B. Energetics and Diffusion

• Binding Energy: The binding energy of the first Na$^+$ ion is high (~2.5 eV), but it decreases significantly as more ions are added, dropping to 0.42 eV at saturation. This suggests that Na$^+$ ions are more easily removable (de-intercalated) in highly saturated states.
• Diffusion Barriers: The activation energy for Na$^+$ diffusion is 0.03 eV lower than that of K$^+$. This implies that K$^+$ ions act as structural "spacers" or anchors, while Na$^+$ ions can diffuse more rapidly, making the material suitable for fast-charging sodium-ion applications.

C. Vibrational Properties (Raman Spectroscopy)

• Mode Shifts: The characteristic birnessite modes ($A_{1g}$ at ~656 cm$^{-1}$ and $E_g$ at ~575 cm$^{-1}$) undergo significant shifts and broadening upon intercalation.
• Symmetry Correlation: As the structure approaches full saturation (Na$_{10}$i), the number of active vibrational modes decreases, and the spectra become more symmetric, reflecting the recovery of lattice order.
• New Modes: Low-frequency modes (<370 cm$^{-1}$) appear, associated with the motion of interlayer cations (K$^+$ and Na$^+$).

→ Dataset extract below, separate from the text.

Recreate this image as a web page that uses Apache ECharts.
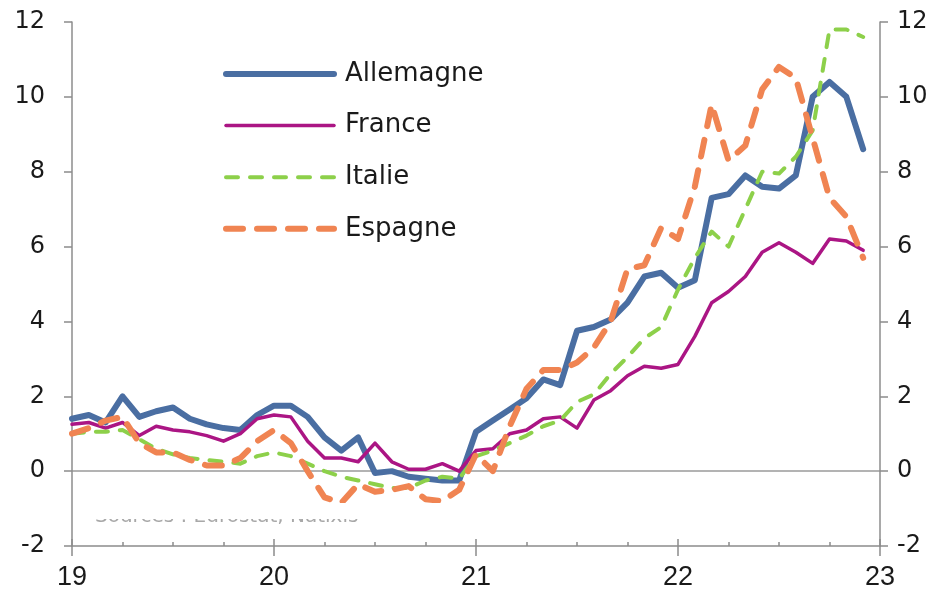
<!DOCTYPE html>
<html>
<head>
<meta charset="utf-8">
<script src="https://cdn.jsdelivr.net/npm/echarts@6/dist/echarts.min.js"></script>
<style>
html,body{margin:0;padding:0;background:#fff;}
#chart{width:945px;height:592px;}
</style>
</head>
<body>
<div id="chart"></div>
<script>
// Monthly, Jan 2019 .. Dec 2022 (x = 19 + month/12)
var startYear = 19;
var seriesNames = ['Allemagne', 'France', 'Italie', 'Espagne'];
var allemagne = [
  1.4, 1.5, 1.3, 2.0, 1.45, 1.6, 1.7, 1.4, 1.25, 1.15, 1.1, 1.5,
  1.75, 1.75, 1.45, 0.9, 0.55, 0.9, -0.05, 0.0, -0.15, -0.2, -0.25, -0.25,
  1.05, 1.35, 1.65, 1.95, 2.45, 2.3, 3.75, 3.85, 4.05, 4.5, 5.2, 5.3,
  4.9, 5.1, 7.3, 7.4, 7.9, 7.6, 7.55, 7.9, 10.0, 10.4, 10.0, 8.6
];
var france = [
  1.25, 1.3, 1.15, 1.3, 0.95, 1.2, 1.1, 1.05, 0.95, 0.8, 1.0, 1.4,
  1.5, 1.45, 0.8, 0.35, 0.35, 0.25, 0.75, 0.25, 0.05, 0.05, 0.2, 0.0,
  0.55, 0.6, 1.0, 1.1, 1.4, 1.45, 1.15, 1.9, 2.15, 2.55, 2.8, 2.75,
  2.85, 3.6, 4.5, 4.8, 5.2, 5.85, 6.1, 5.85, 5.55, 6.2, 6.15, 5.9
];
var italie = [
  1.0, 1.05, 1.05, 1.1, 0.85, 0.6, 0.45, 0.35, 0.3, 0.25, 0.2, 0.4,
  0.5, 0.4, 0.2, 0.0, -0.15, -0.25, -0.35, -0.45, -0.45, -0.25, -0.15, -0.2,
  0.4, 0.55, 0.75, 0.95, 1.2, 1.35, 1.85, 2.05, 2.6, 3.05, 3.55, 3.85,
  4.85, 5.7, 6.4, 6.0, 7.0, 8.0, 7.95, 8.4, 9.1, 11.8, 11.8, 11.6
];
var espagne = [
  1.0, 1.15, 1.35, 1.45, 0.75, 0.5, 0.5, 0.3, 0.15, 0.15, 0.35, 0.8,
  1.1, 0.75, 0.0, -0.7, -0.85, -0.35, -0.55, -0.5, -0.4, -0.75, -0.8, -0.5,
  0.45, 0.0, 1.2, 2.2, 2.7, 2.7, 2.9, 3.3, 4.0, 5.4, 5.5, 6.5,
  6.2, 7.6, 9.8, 8.3, 8.7, 10.2, 10.8, 10.5, 8.9, 7.3, 6.8, 5.7
];
var xTickLabels = ['19', '20', '21', '22', '23'];
var yTickLabels = ['-2', '0', '2', '4', '6', '8', '10', '12'];
var sourceText = 'Sources : Eurostat, Natixis';

function pairs(arr) {
  return arr.map(function (v, i) { return [startYear + i / 12, v]; });
}

var chart = echarts.init(document.getElementById('chart'), null, {renderer: 'canvas'});
var axisGray = '#8c8c8c';
var labelColor = '#1a1a1a';
var yFont = 'DejaVu Sans, Liberation Sans, sans-serif';

var yAxisCommon = {
  type: 'value', min: -2, max: 12, interval: 2,
  axisLine: {show: true, lineStyle: {color: axisGray, width: 1.5}},
  axisTick: {show: true, length: 8, lineStyle: {color: axisGray, width: 1.5}},
  axisLabel: {
    color: labelColor, fontSize: 24, fontFamily: yFont,
    formatter: function (v) { return yTickLabels[Math.round((v + 2) / 2)]; }
  }
};

var option = {
  backgroundColor: '#ffffff',
  animation: false,
  grid: {left: 72, right: 65, top: 22, bottom: 46, containLabel: false},
  legend: {
    orient: 'vertical', left: 218, top: 56,
    itemWidth: 108, itemHeight: 14, itemGap: 25.6,
    data: seriesNames,
    itemStyle: {opacity: 0},
    lineStyle: {width: 'inherit', type: 'inherit', cap: 'round'},
    textStyle: {fontSize: 26, fontFamily: yFont, color: labelColor, padding: [0, 0, 0, 6]}
  },
  xAxis: [{
    type: 'value', min: 19, max: 23, interval: 1,
    axisLine: {show: true, onZero: false, lineStyle: {color: axisGray, width: 1.5}},
    axisTick: {show: true, length: 10, lineStyle: {color: axisGray, width: 1.5}},
    minorTick: {show: false},
    splitLine: {show: false},
    axisLabel: {
      color: labelColor, fontSize: 27, margin: 18,
      fontFamily: 'Liberation Sans, Arial, sans-serif',
      formatter: function (v) { return xTickLabels[Math.round(v - 19)]; }
    }
  }, {
    type: 'value', min: 19, max: 23, interval: 1, position: 'bottom',
    axisLine: {show: false, onZero: false},
    axisTick: {show: true, inside: true, length: 7, lineStyle: {color: axisGray, width: 1.5}},
    minorTick: {show: true, splitNumber: 4, length: 4, lineStyle: {color: axisGray, width: 1.5}},
    splitLine: {show: false},
    axisLabel: {show: false}
  }],
  yAxis: [
    Object.assign({}, yAxisCommon, {
      position: 'left',
      axisLabel: Object.assign({}, yAxisCommon.axisLabel, {margin: 27}),
      splitLine: {show: true, lineStyle: {
        color: ['rgba(0,0,0,0)', '#9a9a9a', 'rgba(0,0,0,0)', 'rgba(0,0,0,0)', 'rgba(0,0,0,0)', 'rgba(0,0,0,0)', 'rgba(0,0,0,0)', 'rgba(0,0,0,0)'],
        width: 1.5}}
    }),
    Object.assign({}, yAxisCommon, {
      position: 'right',
      axisLabel: Object.assign({}, yAxisCommon.axisLabel, {margin: 17}),
      splitLine: {show: false}
    })
  ],
  graphic: [
    {type: 'text', left: 95, top: 507, z: 1, silent: true,
     style: {text: sourceText, fill: '#a8a8a8', font: '20px DejaVu Sans, sans-serif'}},
    {type: 'rect', shape: {x: 88, y: 503, width: 385, height: 16}, z: 100, silent: true,
     style: {fill: '#ffffff'}}
  ],
  series: [
    {name: 'Allemagne', type: 'line', data: pairs(allemagne), showSymbol: false, symbol: 'none',
     lineStyle: {color: '#4a6ea2', width: 6, cap: 'round', join: 'round'}, itemStyle: {color: '#4a6ea2'}, z: 2},
    {name: 'France', type: 'line', data: pairs(france), showSymbol: false, symbol: 'none',
     lineStyle: {color: '#ab1584', width: 3.5, cap: 'round', join: 'round'}, itemStyle: {color: '#ab1584'}, z: 3},
    {name: 'Italie', type: 'line', data: pairs(italie), showSymbol: false, symbol: 'none',
     lineStyle: {color: '#8dd04a', width: 4, type: [12, 12], cap: 'round', join: 'round'}, itemStyle: {color: '#8dd04a'}, z: 4},
    {name: 'Espagne', type: 'line', data: pairs(espagne), showSymbol: false, symbol: 'none',
     lineStyle: {color: '#f08452', width: 6, type: [17, 14], cap: 'round', join: 'round'}, itemStyle: {color: '#f08452'}, z: 5}
  ]
};
chart.setOption(option);
</script>
</body>
</html>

D. Electronic and Spintronic Properties

• Band Gap Tuning: The band gap is highly tunable via intercalation, ranging from 1.94 eV to 3.13 eV.
• Bipolar Magnetic Semiconductors: Several intermediate structures (e.g., Na$_1$i, Na$_3$i, Na$_5$i) exhibit bipolar magnetic semiconductor behavior. In these states, the Valence Band Maximum (VBM) and Conduction Band Minimum (CBM) are spin-polarized in opposite directions.
• Spin Control: The electronic properties are driven by the Mn$^{4+}$/Mn$^{3+}$ ratio and the resulting Jahn-Teller distortions. The ability to control spin polarization via gate voltage or intercalation level opens avenues for spintronic applications (e.g., spin filters, spin valves).

4. Significance

This work provides a comprehensive theoretical framework for understanding the co-intercalation of alkali metals in layered oxides. Its significance lies in:

1. Material Design: It offers a guide for experimentalists to optimize birnessite cathodes for sodium-ion batteries by predicting stable stoichiometries and diffusion rates.
2. Spintronics: It identifies birnessite as a candidate for bipolar magnetic semiconductors, a rare class of materials where spin and charge can be manipulated independently, suggesting potential for low-power spintronic devices.
3. Spectroscopic Benchmarking: The study bridges the gap between theory and experiment by providing simulated Raman and XRD data that correlate specific structural changes (symmetry breaking/recovery) with observable spectral features, aiding in the characterization of real-world battery cycling states.
4. Mechanistic Insight: It clarifies that K$^+$ acts as a structural stabilizer while Na$^+$ provides the active ionic transport, explaining the superior performance of K-Na co-intercalated systems in energy storage.